··· Entries

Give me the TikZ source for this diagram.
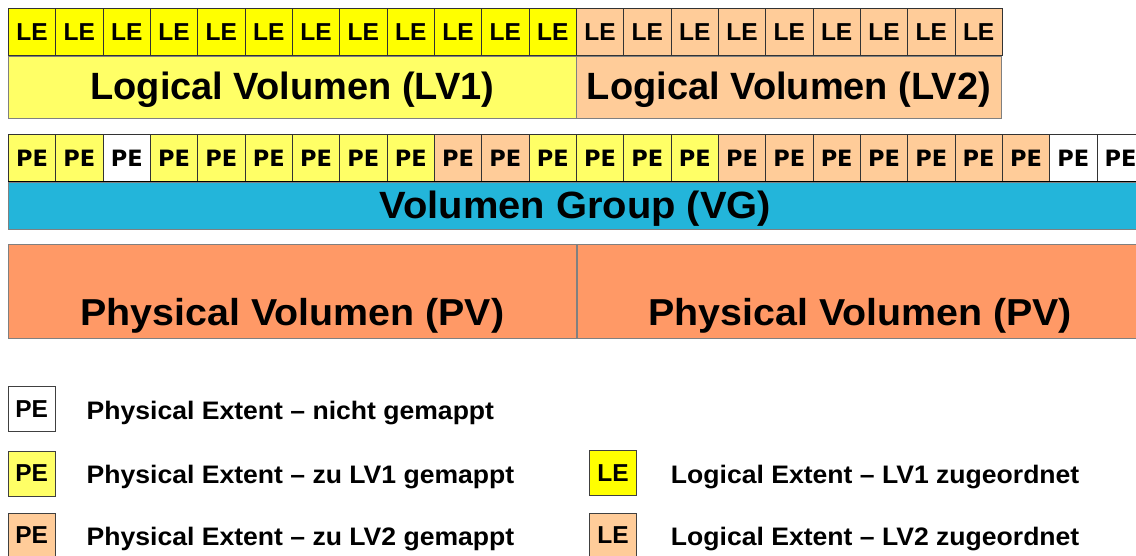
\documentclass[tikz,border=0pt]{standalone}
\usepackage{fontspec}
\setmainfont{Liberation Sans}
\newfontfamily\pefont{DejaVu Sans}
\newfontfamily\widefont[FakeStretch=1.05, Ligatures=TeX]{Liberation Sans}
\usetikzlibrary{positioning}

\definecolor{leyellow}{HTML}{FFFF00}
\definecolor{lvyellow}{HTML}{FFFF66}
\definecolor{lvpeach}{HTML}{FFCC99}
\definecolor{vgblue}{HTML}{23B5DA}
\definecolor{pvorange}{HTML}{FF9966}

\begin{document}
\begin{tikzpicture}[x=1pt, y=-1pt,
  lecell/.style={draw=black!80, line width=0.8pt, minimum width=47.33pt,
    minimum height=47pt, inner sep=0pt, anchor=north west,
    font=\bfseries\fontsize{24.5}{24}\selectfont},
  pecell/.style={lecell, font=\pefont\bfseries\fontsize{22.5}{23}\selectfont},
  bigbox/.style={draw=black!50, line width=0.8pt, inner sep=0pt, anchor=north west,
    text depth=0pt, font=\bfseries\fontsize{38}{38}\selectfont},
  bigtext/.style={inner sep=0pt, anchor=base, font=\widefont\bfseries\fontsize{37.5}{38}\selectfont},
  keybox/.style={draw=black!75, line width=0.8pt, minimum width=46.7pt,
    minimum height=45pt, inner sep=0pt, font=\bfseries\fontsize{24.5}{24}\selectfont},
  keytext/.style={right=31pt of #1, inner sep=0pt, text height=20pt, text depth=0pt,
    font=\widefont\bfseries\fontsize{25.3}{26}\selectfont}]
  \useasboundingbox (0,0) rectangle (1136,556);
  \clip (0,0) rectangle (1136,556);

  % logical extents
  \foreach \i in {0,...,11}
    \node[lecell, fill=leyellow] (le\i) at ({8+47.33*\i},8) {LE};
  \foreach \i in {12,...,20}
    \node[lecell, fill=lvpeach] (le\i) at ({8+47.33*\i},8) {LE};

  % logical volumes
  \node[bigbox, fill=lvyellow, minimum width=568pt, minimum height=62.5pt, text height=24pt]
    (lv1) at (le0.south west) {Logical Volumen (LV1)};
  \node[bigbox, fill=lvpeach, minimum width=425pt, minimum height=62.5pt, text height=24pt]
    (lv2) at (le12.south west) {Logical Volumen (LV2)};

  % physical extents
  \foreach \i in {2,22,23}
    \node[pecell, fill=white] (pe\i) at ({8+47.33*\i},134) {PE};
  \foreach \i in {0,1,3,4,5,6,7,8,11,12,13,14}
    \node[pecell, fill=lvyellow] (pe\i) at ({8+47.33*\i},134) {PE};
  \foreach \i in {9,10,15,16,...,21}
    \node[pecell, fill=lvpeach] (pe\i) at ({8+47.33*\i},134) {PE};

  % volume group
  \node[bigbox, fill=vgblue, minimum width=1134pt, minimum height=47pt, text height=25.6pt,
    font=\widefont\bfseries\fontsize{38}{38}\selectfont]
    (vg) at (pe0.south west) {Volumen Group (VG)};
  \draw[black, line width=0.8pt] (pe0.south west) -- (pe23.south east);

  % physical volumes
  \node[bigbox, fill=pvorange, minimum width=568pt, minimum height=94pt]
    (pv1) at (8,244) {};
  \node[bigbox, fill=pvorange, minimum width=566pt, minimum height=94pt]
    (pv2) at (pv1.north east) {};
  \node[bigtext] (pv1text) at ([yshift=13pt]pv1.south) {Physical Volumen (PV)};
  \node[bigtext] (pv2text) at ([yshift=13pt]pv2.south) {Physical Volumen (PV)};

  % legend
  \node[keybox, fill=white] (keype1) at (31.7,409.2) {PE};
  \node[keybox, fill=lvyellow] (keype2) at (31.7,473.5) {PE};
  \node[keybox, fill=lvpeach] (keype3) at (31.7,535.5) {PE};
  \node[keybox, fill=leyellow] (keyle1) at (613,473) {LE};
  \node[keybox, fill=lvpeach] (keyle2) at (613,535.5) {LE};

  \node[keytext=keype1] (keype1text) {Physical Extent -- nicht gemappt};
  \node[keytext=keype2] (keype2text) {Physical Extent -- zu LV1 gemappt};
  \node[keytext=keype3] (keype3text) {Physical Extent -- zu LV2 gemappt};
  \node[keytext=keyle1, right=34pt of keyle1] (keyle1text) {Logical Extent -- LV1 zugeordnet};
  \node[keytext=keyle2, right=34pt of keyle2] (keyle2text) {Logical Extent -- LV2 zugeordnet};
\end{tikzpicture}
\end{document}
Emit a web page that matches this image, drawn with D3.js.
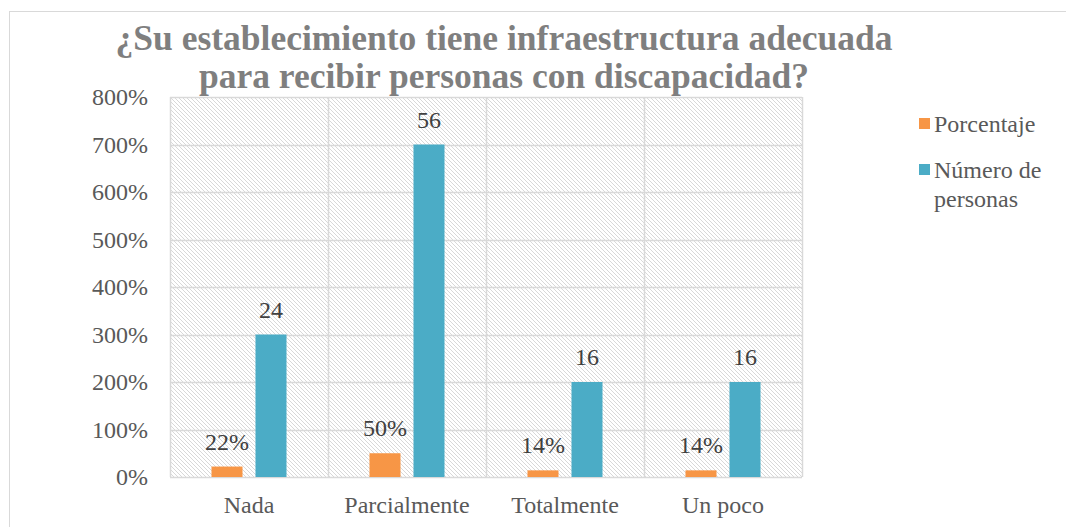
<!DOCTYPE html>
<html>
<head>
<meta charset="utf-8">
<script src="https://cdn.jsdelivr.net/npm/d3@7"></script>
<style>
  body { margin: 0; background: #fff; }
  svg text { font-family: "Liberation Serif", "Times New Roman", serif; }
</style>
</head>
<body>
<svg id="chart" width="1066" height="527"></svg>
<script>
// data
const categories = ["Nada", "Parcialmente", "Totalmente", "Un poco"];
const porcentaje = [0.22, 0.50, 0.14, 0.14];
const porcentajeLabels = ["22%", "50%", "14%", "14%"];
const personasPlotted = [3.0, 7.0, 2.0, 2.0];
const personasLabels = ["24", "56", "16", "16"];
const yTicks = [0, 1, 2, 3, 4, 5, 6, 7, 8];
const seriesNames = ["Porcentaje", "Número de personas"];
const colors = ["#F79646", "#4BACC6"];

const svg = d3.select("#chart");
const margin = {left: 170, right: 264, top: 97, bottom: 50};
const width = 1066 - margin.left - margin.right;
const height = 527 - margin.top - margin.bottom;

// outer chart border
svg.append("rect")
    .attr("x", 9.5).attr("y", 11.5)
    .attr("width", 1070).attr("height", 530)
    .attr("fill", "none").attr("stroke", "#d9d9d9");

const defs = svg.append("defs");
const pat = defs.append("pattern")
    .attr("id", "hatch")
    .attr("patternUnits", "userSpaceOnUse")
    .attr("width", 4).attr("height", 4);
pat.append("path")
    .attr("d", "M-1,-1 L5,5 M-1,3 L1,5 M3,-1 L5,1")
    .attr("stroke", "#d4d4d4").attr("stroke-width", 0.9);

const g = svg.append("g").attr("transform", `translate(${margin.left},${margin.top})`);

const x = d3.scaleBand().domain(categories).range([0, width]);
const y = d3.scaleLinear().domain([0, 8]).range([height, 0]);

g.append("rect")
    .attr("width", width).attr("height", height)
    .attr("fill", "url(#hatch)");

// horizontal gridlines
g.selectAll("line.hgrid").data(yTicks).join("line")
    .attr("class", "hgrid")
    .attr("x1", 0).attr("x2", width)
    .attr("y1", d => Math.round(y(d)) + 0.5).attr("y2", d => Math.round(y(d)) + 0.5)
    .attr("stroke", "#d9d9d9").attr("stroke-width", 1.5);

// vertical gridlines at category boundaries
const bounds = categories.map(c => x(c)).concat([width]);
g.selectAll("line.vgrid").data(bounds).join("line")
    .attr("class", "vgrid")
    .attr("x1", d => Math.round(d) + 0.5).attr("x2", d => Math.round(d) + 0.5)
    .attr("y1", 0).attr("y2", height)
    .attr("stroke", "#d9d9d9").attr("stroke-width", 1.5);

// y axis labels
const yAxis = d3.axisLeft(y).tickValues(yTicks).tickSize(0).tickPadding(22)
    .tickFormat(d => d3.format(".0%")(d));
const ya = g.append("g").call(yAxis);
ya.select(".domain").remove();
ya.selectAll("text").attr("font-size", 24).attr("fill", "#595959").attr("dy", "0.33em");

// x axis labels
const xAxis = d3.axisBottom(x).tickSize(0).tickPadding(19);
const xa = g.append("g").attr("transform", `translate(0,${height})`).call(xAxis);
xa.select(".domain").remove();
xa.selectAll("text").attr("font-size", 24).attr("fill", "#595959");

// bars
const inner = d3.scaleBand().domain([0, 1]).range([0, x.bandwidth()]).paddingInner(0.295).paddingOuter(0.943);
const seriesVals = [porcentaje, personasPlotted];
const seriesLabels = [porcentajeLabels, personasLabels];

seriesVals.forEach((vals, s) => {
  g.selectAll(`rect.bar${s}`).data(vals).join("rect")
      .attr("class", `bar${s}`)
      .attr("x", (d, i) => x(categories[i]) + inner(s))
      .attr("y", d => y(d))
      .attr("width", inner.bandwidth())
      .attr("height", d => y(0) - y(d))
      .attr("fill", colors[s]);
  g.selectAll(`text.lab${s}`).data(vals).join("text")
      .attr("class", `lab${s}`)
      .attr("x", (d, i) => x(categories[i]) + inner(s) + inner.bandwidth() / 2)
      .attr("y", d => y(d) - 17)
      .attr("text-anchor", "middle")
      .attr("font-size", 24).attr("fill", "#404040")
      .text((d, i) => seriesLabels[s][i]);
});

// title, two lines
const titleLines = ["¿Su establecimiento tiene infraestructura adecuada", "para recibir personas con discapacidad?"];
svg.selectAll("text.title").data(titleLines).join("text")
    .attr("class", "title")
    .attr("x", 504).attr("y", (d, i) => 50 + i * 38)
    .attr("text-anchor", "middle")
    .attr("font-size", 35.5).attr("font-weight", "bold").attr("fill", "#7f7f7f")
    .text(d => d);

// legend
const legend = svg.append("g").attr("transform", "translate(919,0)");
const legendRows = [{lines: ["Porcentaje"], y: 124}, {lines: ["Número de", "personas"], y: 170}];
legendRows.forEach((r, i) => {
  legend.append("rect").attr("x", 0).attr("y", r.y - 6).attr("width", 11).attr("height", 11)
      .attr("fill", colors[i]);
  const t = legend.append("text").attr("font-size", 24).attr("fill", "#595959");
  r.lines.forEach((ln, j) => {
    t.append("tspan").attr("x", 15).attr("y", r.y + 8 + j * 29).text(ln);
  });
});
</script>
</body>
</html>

······

Goal. Find the word "this" in the data and copy out each line where it turns up.

Completed task.
Give me the TikZ source for this diagram.
Emit a web page that matches this image, drawn with D3.js.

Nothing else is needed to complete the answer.